Innovation commons tend to be temporary. Once they have created information about entrepreneurial opportunities, that valuable resource is likely to be exploited by some member who can effectively capitalize on it. At that point the conventional model of entrepreneurship comes into its own, and the commons collapses to some other institutional or organizational form.
Much of the book is taken up by discussion of rules of innovation commons, institutions such as industry organisations and a critique of conventional approaches to innovation policy (public investment in innovation and building infrastructure for innovation).
There is also an interesting discussion of ways to combat an increasing tendency for enemies of innovation to prevent it, thus contributing to a slowdown in productivity growth, particularly at the technology frontier.

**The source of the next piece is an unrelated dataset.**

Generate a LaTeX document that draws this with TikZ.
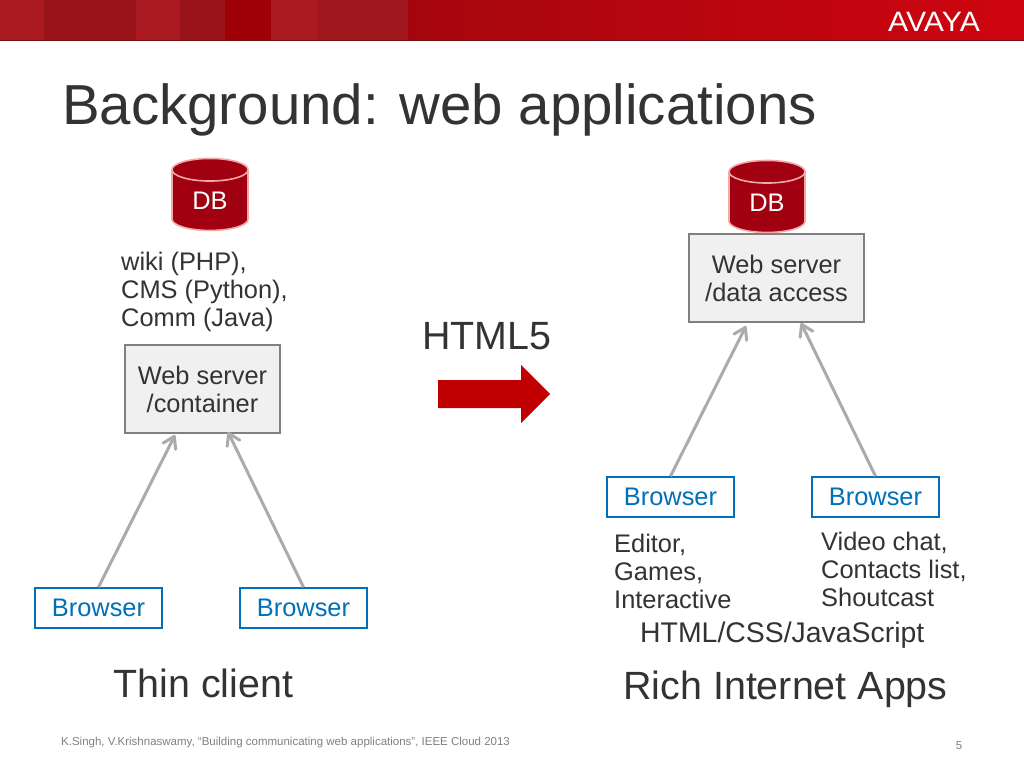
\documentclass[tikz,border=0pt]{standalone}
\usepackage{fontspec}
\setmainfont{Liberation Sans}
\usetikzlibrary{positioning, shapes.geometric, arrows.meta}

\definecolor{avayared}{HTML}{C00000}
\definecolor{bandleft}{HTML}{A5060E}
\definecolor{bandright}{HTML}{CE0510}
\definecolor{bandline}{HTML}{7A1015}
\definecolor{stripeA}{HTML}{AA1A20}
\definecolor{stripeB}{HTML}{98141A}
\definecolor{stripeC}{HTML}{A00008}
\definecolor{dbred}{HTML}{A00010}
\definecolor{dbrim}{HTML}{F6A8A8}
\definecolor{browserblue}{HTML}{0070B8}
\definecolor{linkgray}{HTML}{ABABAB}
\definecolor{textgray}{HTML}{333333}

\tikzset{
    body/.style={font=\fontsize{25.4}{28}\selectfont, text=textgray, inner sep=0pt},
    big/.style={font=\fontsize{39.4}{44}\selectfont, text=textgray, inner sep=0pt},
    dbcyl/.style={cylinder, shape border rotate=90, aspect=0.64, cylinder uses custom fill,
        cylinder body fill=dbred, cylinder end fill=dbred, draw=dbrim, line width=1.6pt,
        minimum width=76pt, minimum height=72pt, inner sep=0pt, text=white,
        font=\fontsize{25.4}{27.8}\selectfont},
    serverbox/.style={draw=gray, fill=gray!12, line width=1.6pt, align=center, body,
        minimum height=88pt},
    browserbox/.style={draw=browserblue, fill=white, line width=1.6pt, text=browserblue,
        font=\fontsize{25.4}{27.8}\selectfont, minimum width=127pt, minimum height=40pt, inner sep=0pt},
    link/.style={draw=linkgray, line width=3pt, -{Straight Barb[length=11pt, width=14pt, round]}}
}

\begin{document}
\begin{tikzpicture}[x=1pt, y=-1pt]
    \useasboundingbox (0,0) rectangle (1024,768);
    \fill[white] (0,0) rectangle (1024,768);

    % top band
    \shade[left color=bandleft, right color=bandright] (408,0) rectangle (1024,40);
    \fill[bandline] (0,40) rectangle (1024,41);
    \fill[stripeA] (0,0) rectangle (44,40);
    \fill[stripeB] (44,0) rectangle (136,40);
    \fill[stripeA] (136,0) rectangle (180,40);
    \fill[stripeB] (180,0) rectangle (225,40);
    \fill[stripeC] (225,0) rectangle (271,40);
    \fill[stripeA] (271,0) rectangle (317,40);
    \fill[stripeB!60!stripeA] (317,0) rectangle (408,40);
    \node[text=white, inner sep=0pt, font=\fontsize{28}{28}\selectfont, xscale=1.08] (logo) at (934,22) {AVAYA};

    \node[anchor=west, inner sep=0pt, text=textgray, font=\fontsize{56.4}{60}\selectfont] (title) at (62,110) {Background: web applications};

    % left side
    \node[dbcyl] (dbleft) at (210,200.5) {DB};
    \node[body, anchor=north west, align=left] (langs) at (121,252) {wiki (PHP),\\CMS (Python),\\Comm (Java)};
    \node[serverbox, minimum width=155pt] (container) at (202.5,389) {Web server\\/container};
    \node[browserbox] (browserA) at (98.5,608) {Browser};
    \node[browserbox] (browserB) at (303.5,608) {Browser};
    \coordinate (containerA) at (175,435);
    \coordinate (containerB) at (228,432);
    \draw[link] (browserA.north) -- (containerA);
    \draw[link] (browserB.north) -- (containerB);
    \node[big] (thin) at (203.5,683) {Thin client};

    % middle
    \node[big] (html5) at (487,336) {HTML5};
    \fill[avayared] (438,380) -- (521,380) -- (521,365) -- (550,394) -- (521,423) -- (521,408) -- (438,408) -- cycle;

    % right side
    \node[dbcyl] (dbright) at (767,202.5) {DB};
    \node[serverbox, minimum width=175pt] (access) at (776.5,278) {Web server\\/data access};
    \node[browserbox] (browserC) at (670.5,497) {Browser};
    \node[browserbox] (browserD) at (875.5,497) {Browser};
    \coordinate (accessC) at (746,326);
    \coordinate (accessD) at (801,323);
    \draw[link] (browserC.north) -- (accessC);
    \draw[link] (browserD.north) -- (accessD);
    \node[body, anchor=north west, align=left] (editor) at (614,534) {Editor,\\Games,\\Interactive};
    \node[body, anchor=north west, align=left] (video) at (821,532) {Video chat,\\Contacts list,\\Shoutcast};
    \node[body, anchor=west, font=\fontsize{28.4}{30}\selectfont] (stack) at (640,635) {HTML/CSS/JavaScript};
    \node[big] (rich) at (785.5,689) {Rich Internet Apps};

    % footer
    \node[anchor=west, inner sep=0pt, text=gray, font=\fontsize{11.5}{13}\selectfont] (cite) at (61,743) {K.Singh, V.Krishnaswamy, “Building communicating web applications”, IEEE Cloud 2013};
    \node[inner sep=0pt, text=gray, font=\fontsize{11.5}{13}\selectfont] (page) at (959,746) {5};
\end{tikzpicture}
\end{document}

The enemies of innovation present themselves as having concerns with safety, sustainability, tradition, fairness, justice etc. even when their intention is to avoid the losses they are likely to incur from disruption of existing technology.
Who will engage those enemies? This is a collective action problem: the costs are borne individually, but the benefits are an industry-specific public good that accrue to all who follow.
In some instances, the first mover can capture sufficient benefits to make it worthwhile to engage the enemies of innovation. Uber may have done that with its ride-sharing technology.
Jason suggests that governments may also help. One role he suggests is promoting collective learning to demystify a new technology. He mentions public broadcasting in that context, but public broadcasters seem to have been more comfortable helping the enemies of innovation. At a more ambitious level, he suggests that governments should work toward “a social contract, culture and institutional system that are tolerant of innovation and prepared to engage with its enemies”. Good luck with that!
Jason also suggests that innovative commons can play a role in creating a large pool of participatory stakeholders, each with a vested interest in developing the technology and its institutional (regulatory) framework. Examples include open-source software and technologies that have emerged from hackerspaces, such as 3D printing and cryptocurrencies.
Are innovative commons likely to result in a fundamental change in society?
Jason Potts’ answer:
“The innovation commons—including the adaptive behaviors and the institutions that compose it—are … a natural part of an open, evolving, market economy. They are not prima facie evidence of an emerging turn to a new type of more cooperative economic society.”
That is probably right! Nevertheless, as previously discussed here, it is possible to conceive of circumstances in which new technologies that are evolving in innovation commons - blockchain technology and decentralized collaborative organizations – could result in some quite fundamental changes in society.